* **Your goal**:
Copy each line that contains the word "picture".

- - - -

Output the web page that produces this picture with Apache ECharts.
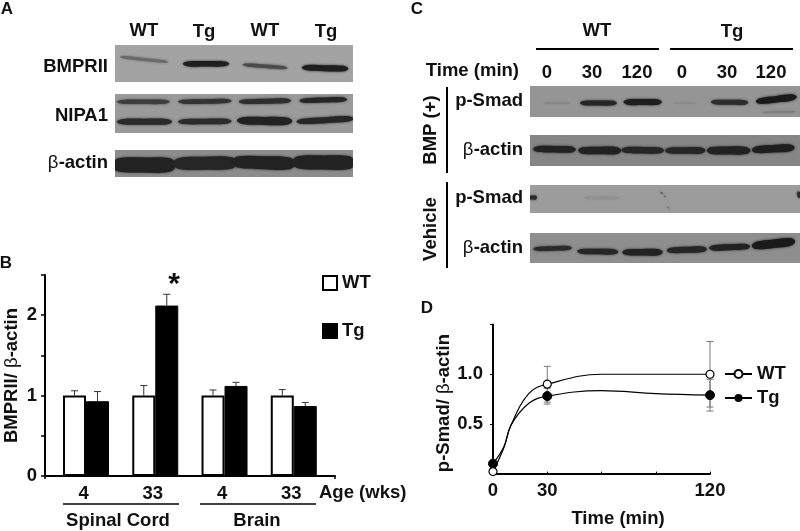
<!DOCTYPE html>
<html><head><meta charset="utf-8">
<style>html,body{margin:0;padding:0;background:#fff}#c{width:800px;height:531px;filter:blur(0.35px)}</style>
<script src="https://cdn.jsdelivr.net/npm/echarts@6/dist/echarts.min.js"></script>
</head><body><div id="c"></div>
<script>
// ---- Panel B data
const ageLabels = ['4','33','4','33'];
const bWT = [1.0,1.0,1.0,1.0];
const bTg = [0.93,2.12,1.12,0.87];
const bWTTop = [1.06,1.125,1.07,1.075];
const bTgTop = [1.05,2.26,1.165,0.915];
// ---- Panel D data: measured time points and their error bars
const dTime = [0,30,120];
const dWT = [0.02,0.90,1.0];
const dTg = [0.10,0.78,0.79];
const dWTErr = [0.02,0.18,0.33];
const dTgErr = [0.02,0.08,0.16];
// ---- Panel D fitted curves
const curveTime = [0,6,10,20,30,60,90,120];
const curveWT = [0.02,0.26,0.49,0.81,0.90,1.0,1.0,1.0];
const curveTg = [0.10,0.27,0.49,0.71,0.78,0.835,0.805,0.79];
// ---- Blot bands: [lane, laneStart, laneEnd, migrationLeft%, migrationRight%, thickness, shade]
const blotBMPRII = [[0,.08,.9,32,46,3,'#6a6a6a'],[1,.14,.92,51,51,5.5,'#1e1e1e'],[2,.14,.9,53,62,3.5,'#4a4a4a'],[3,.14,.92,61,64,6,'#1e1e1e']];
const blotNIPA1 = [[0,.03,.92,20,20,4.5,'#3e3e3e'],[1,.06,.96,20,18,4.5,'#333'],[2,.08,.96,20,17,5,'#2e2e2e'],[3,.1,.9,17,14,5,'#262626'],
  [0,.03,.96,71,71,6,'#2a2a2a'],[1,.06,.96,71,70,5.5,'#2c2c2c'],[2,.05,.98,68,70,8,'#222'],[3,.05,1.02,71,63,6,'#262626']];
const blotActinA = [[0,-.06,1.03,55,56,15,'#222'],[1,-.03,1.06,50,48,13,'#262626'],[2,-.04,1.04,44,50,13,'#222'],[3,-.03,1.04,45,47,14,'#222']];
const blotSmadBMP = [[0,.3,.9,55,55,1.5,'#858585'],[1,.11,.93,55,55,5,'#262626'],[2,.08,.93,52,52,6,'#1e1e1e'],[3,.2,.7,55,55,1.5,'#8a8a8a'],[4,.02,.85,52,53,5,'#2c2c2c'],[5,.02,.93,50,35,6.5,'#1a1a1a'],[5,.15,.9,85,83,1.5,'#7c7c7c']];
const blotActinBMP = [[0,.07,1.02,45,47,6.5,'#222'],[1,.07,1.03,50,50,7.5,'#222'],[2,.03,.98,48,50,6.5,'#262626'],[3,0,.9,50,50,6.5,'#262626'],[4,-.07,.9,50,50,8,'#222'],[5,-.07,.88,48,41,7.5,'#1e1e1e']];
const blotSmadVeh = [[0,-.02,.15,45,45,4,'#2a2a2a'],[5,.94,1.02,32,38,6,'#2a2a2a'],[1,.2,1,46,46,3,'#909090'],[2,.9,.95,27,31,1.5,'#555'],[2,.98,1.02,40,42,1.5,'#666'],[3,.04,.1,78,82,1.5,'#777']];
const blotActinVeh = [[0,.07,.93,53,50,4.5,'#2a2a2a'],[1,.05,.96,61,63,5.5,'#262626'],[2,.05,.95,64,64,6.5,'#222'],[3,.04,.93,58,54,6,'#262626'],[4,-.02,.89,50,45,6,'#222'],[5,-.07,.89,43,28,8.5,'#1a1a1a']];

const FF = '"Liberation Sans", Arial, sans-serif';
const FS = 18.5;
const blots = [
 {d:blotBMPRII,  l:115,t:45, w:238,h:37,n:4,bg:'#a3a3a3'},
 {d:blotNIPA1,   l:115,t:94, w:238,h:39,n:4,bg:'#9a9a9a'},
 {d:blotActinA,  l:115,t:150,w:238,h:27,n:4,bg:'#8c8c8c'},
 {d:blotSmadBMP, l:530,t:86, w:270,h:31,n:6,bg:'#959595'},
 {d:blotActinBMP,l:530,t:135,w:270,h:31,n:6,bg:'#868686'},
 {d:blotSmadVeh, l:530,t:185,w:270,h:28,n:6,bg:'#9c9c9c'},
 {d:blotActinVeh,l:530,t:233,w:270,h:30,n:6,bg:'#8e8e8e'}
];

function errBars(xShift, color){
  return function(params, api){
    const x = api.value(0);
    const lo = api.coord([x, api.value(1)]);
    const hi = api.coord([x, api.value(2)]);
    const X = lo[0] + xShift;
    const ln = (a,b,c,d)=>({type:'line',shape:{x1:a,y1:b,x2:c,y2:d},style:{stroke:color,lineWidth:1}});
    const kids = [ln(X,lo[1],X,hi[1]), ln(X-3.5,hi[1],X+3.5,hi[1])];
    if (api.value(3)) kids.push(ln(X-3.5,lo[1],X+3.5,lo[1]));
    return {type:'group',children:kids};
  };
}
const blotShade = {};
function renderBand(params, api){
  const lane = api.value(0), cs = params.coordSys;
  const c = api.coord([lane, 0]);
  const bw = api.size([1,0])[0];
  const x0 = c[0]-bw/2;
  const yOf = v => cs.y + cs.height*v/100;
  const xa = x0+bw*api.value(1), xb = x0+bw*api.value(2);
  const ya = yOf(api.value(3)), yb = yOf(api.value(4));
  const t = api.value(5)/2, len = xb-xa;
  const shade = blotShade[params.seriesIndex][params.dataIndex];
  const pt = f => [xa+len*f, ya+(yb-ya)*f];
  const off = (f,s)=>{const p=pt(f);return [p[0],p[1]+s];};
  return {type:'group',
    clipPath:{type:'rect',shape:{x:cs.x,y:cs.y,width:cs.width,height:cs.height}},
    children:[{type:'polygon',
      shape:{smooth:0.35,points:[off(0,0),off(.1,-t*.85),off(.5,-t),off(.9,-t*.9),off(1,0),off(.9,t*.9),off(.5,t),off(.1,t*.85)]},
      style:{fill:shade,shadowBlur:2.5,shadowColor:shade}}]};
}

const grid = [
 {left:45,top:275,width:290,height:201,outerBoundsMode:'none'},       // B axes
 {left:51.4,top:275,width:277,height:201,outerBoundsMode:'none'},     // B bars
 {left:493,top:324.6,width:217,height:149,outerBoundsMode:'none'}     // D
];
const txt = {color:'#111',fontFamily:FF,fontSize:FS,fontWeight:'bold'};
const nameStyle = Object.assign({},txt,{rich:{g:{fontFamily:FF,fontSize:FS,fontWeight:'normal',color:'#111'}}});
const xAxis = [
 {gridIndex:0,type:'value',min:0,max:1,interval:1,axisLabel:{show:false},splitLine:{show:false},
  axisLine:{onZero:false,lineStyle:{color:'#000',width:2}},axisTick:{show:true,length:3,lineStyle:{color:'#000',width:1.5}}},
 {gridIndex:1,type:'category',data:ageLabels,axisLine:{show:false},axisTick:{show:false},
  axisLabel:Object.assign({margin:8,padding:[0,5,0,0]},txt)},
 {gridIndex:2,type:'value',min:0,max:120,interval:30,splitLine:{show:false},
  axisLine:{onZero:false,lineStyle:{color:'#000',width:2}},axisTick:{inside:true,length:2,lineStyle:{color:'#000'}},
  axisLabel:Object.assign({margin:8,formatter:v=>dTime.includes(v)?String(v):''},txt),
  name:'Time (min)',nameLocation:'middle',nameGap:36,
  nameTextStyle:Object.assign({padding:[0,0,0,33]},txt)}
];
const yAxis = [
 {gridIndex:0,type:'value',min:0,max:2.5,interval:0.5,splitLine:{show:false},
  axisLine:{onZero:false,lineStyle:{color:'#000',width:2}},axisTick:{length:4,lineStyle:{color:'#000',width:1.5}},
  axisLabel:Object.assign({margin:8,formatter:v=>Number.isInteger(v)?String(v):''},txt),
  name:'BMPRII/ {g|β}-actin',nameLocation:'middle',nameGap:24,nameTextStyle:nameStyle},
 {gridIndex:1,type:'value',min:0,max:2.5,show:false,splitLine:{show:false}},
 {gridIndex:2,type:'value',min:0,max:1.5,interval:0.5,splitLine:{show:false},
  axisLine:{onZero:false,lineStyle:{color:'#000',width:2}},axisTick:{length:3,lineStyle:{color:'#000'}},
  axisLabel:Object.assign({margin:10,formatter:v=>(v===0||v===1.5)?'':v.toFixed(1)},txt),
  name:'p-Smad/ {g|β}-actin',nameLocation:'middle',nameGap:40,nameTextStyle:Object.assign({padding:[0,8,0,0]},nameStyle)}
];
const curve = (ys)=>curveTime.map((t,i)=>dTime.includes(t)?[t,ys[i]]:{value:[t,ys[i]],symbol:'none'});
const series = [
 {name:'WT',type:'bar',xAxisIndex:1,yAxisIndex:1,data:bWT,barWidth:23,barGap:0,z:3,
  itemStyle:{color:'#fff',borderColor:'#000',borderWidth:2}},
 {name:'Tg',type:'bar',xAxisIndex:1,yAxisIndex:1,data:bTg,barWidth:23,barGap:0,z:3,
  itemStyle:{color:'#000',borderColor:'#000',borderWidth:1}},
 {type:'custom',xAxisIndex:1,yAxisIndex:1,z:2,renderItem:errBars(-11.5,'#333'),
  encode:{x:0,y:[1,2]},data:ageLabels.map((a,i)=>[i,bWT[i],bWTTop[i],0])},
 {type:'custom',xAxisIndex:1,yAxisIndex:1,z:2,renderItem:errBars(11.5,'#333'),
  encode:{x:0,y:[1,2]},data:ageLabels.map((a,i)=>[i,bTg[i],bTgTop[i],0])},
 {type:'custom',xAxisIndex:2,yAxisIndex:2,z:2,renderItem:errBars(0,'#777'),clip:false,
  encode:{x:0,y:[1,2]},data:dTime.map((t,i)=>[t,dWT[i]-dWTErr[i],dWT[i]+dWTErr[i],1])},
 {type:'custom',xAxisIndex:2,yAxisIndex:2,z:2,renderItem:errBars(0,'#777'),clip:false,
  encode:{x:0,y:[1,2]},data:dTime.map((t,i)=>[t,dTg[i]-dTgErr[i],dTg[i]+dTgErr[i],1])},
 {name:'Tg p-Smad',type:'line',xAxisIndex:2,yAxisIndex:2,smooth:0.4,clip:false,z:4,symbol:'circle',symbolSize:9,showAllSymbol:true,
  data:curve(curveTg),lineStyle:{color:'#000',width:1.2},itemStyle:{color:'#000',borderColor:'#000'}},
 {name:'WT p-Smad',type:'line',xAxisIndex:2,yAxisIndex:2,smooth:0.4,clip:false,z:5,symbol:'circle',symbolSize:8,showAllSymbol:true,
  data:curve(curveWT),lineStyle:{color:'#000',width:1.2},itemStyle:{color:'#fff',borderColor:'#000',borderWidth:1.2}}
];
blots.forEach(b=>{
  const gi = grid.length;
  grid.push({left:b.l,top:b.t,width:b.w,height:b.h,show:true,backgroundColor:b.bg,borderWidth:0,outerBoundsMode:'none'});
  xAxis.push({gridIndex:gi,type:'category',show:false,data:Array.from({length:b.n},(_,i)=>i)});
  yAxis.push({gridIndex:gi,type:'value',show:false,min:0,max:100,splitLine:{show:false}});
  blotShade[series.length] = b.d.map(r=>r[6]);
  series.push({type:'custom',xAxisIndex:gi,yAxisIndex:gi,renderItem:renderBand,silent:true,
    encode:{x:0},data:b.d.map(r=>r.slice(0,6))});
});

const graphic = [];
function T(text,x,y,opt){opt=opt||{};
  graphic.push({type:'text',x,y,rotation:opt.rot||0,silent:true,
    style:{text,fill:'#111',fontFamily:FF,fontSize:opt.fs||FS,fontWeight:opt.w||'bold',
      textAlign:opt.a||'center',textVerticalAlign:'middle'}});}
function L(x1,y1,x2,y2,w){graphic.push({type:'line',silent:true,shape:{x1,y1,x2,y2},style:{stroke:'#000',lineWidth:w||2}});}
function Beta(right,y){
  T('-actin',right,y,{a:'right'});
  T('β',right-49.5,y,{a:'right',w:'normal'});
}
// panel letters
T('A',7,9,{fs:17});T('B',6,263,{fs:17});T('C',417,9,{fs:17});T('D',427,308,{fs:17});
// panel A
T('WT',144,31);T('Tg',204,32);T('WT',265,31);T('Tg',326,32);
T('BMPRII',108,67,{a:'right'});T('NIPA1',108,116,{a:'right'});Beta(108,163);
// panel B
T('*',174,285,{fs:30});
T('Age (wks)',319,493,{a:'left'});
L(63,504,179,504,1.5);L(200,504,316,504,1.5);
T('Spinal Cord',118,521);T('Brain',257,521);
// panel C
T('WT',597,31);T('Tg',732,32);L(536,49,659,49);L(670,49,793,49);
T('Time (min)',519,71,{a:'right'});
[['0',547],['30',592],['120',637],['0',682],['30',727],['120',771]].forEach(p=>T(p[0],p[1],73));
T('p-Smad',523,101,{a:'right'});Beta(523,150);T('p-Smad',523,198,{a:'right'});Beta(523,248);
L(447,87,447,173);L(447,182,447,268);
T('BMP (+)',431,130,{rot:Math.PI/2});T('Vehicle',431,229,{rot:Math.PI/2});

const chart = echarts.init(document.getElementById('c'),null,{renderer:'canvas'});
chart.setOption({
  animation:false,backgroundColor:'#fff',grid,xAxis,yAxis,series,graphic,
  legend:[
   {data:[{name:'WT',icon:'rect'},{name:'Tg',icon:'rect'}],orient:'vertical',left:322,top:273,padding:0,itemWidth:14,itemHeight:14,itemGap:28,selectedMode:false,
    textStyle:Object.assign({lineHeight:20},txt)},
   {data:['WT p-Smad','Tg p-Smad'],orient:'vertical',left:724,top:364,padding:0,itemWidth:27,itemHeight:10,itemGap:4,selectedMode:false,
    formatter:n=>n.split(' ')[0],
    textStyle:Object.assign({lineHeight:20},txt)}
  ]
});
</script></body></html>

- - - -

* **Completed task**:
Output the web page that produces this picture with Apache ECharts.

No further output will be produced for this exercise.